Task goal ->
Retype word for word the first line of the listing and each line after it up to the line with "(0,0) rectangle (1079,666);", with the pictures taken out.
● ● ● ● ● ● ●
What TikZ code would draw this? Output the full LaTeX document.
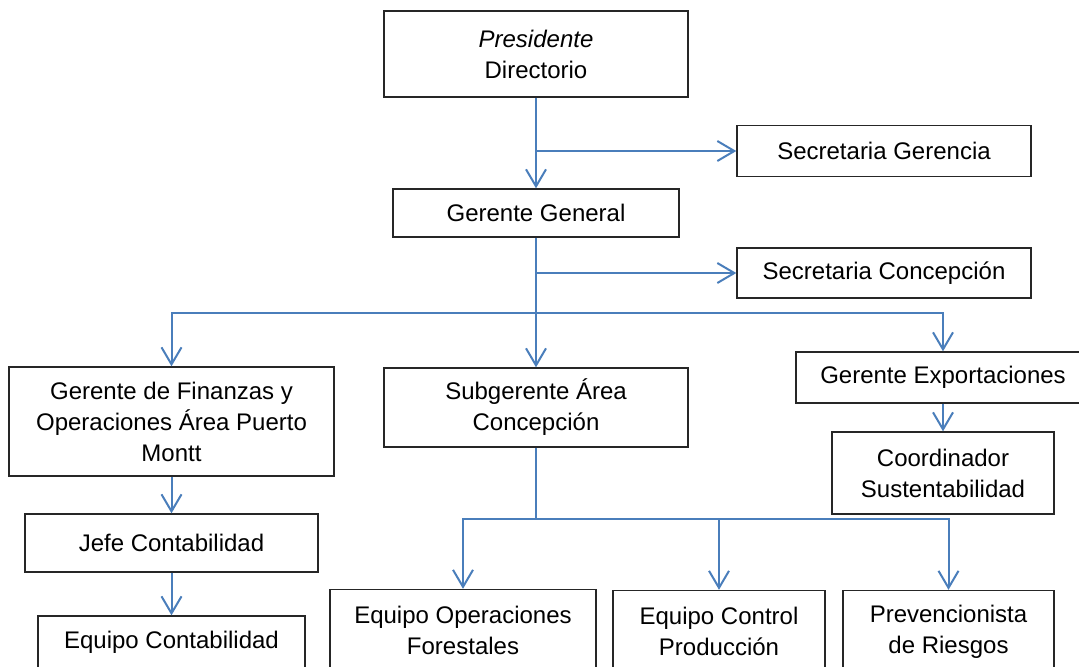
\documentclass[tikz,border=0pt]{standalone}
\usepackage{fontspec}
\setmainfont{Liberation Sans}
\usetikzlibrary{arrows.meta, positioning}
\definecolor{linkblue}{RGB}{74,126,187}
\tikzset{
  orgchart/.style={
	x=0.5pt, y=-0.5pt, % one unit is one pixel of the sketch, y runs down
	every node/.style={font=\fontsize{12}{15.5}\selectfont}, % Arial-like text
  },
  box/.style={draw=black!85, line width=0.7pt, align=center, inner sep=2pt}, % the boxes
  link/.style={draw=linkblue, line width=1pt, -{Straight Barb[length=8.5pt,width=10pt]}}, % open arrow heads
  bus/.style={draw=linkblue, line width=1pt}, % lines without a head
}
\begin{document}
\begin{tikzpicture}[orgchart]
	  \useasboundingbox (0,0) rectangle (1079,666);

	  \node[box, minimum width=152pt, minimum height=43pt] (dir) at (536,54) {\textit{Presidente}\\Directorio};
	  \node[box, minimum width=147pt, minimum height=25.5pt] (secg) at (884,151) {Secretaria Gerencia};
	  \node[box, minimum width=143pt, minimum height=24pt] (gg) at (536,213) {Gerente General};
	  \node[box, minimum width=147pt, minimum height=25pt] (secc) at (884,273) {Secretaria Concepción};
	  \node[box, minimum width=162.5pt, minimum height=54.5pt] (fin) at (171.5,421.5) {Gerente de Finanzas y\\Operaciones Área Puerto\\Montt};
	  \node[box, minimum width=152pt, minimum height=39.5pt] (sub) at (536,407.5) {Subgerente Área\\Concepción};
	  \node[box, minimum width=147pt, minimum height=25.5pt] (exp) at (943,377.5) {Gerente Exportaciones};
	  \node[box, minimum width=111pt, minimum height=41pt] (coord) at (943,473) {Coordinador\\Sustentabilidad};
	  \node[box, minimum width=146.5pt, minimum height=29pt] (jefe) at (171.5,543) {Jefe Contabilidad};
	  \node[box, minimum width=133.5pt, minimum height=26pt] (eqc) at (171.5,642) {Equipo Contabilidad};
	  \node[box, minimum width=133pt, minimum height=41pt] (oper) at (463,630.5) {Equipo Operaciones\\Forestales};
	  \node[box, minimum width=106pt, minimum height=41pt] (ctrl) at (719,631.5) {Equipo Control\\Producción};
	  \node[box, minimum width=105.5pt, minimum height=41pt] (prev) at (948.5,631.5) {Prevencionista\\de Riesgos};

	  % branch points
	  \coordinate (a) at (536,151);
	  \coordinate (b) at (536,273);
	  \coordinate (c) at (536,313);
	  \coordinate (d) at (536,519);

	  \draw[link] (dir) -- (gg);
	  \draw[link] (a) -- (secg);
	  \draw[bus] (gg) -- (c);
	  \draw[link] (b) -- (secc);
	  \draw[link] (c) -| (fin);
	  \draw[link] (c) -- (sub);
	  \draw[link] (c) -| (exp);
	  \draw[link] (exp) -- (coord);
	  \draw[link] (fin) -- (jefe);
	  \draw[link] (jefe) -- (eqc);
	  \draw[bus] (sub) -- (d);
	  \draw[link] (d) -| (oper);
	  \draw[link] (d) -| (ctrl);
	  \draw[link] (d) -| (prev);
\end{tikzpicture}
\end{document}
● ● ● ● ● ● ●
Finished task ->
What TikZ code would draw this? Output the full LaTeX document.
\documentclass[tikz,border=0pt]{standalone}
\usepackage{fontspec}
\setmainfont{Liberation Sans}
\usetikzlibrary{arrows.meta, positioning}
\definecolor{linkblue}{RGB}{74,126,187}
\tikzset{
  orgchart/.style={
	x=0.5pt, y=-0.5pt, % one unit is one pixel of the sketch, y runs down
	every node/.style={font=\fontsize{12}{15.5}\selectfont}, % Arial-like text
  },
  box/.style={draw=black!85, line width=0.7pt, align=center, inner sep=2pt}, % the boxes
  link/.style={draw=linkblue, line width=1pt, -{Straight Barb[length=8.5pt,width=10pt]}}, % open arrow heads
  bus/.style={draw=linkblue, line width=1pt}, % lines without a head
}
\begin{document}
\begin{tikzpicture}[orgchart]
	  \useasboundingbox (0,0) rectangle (1079,666);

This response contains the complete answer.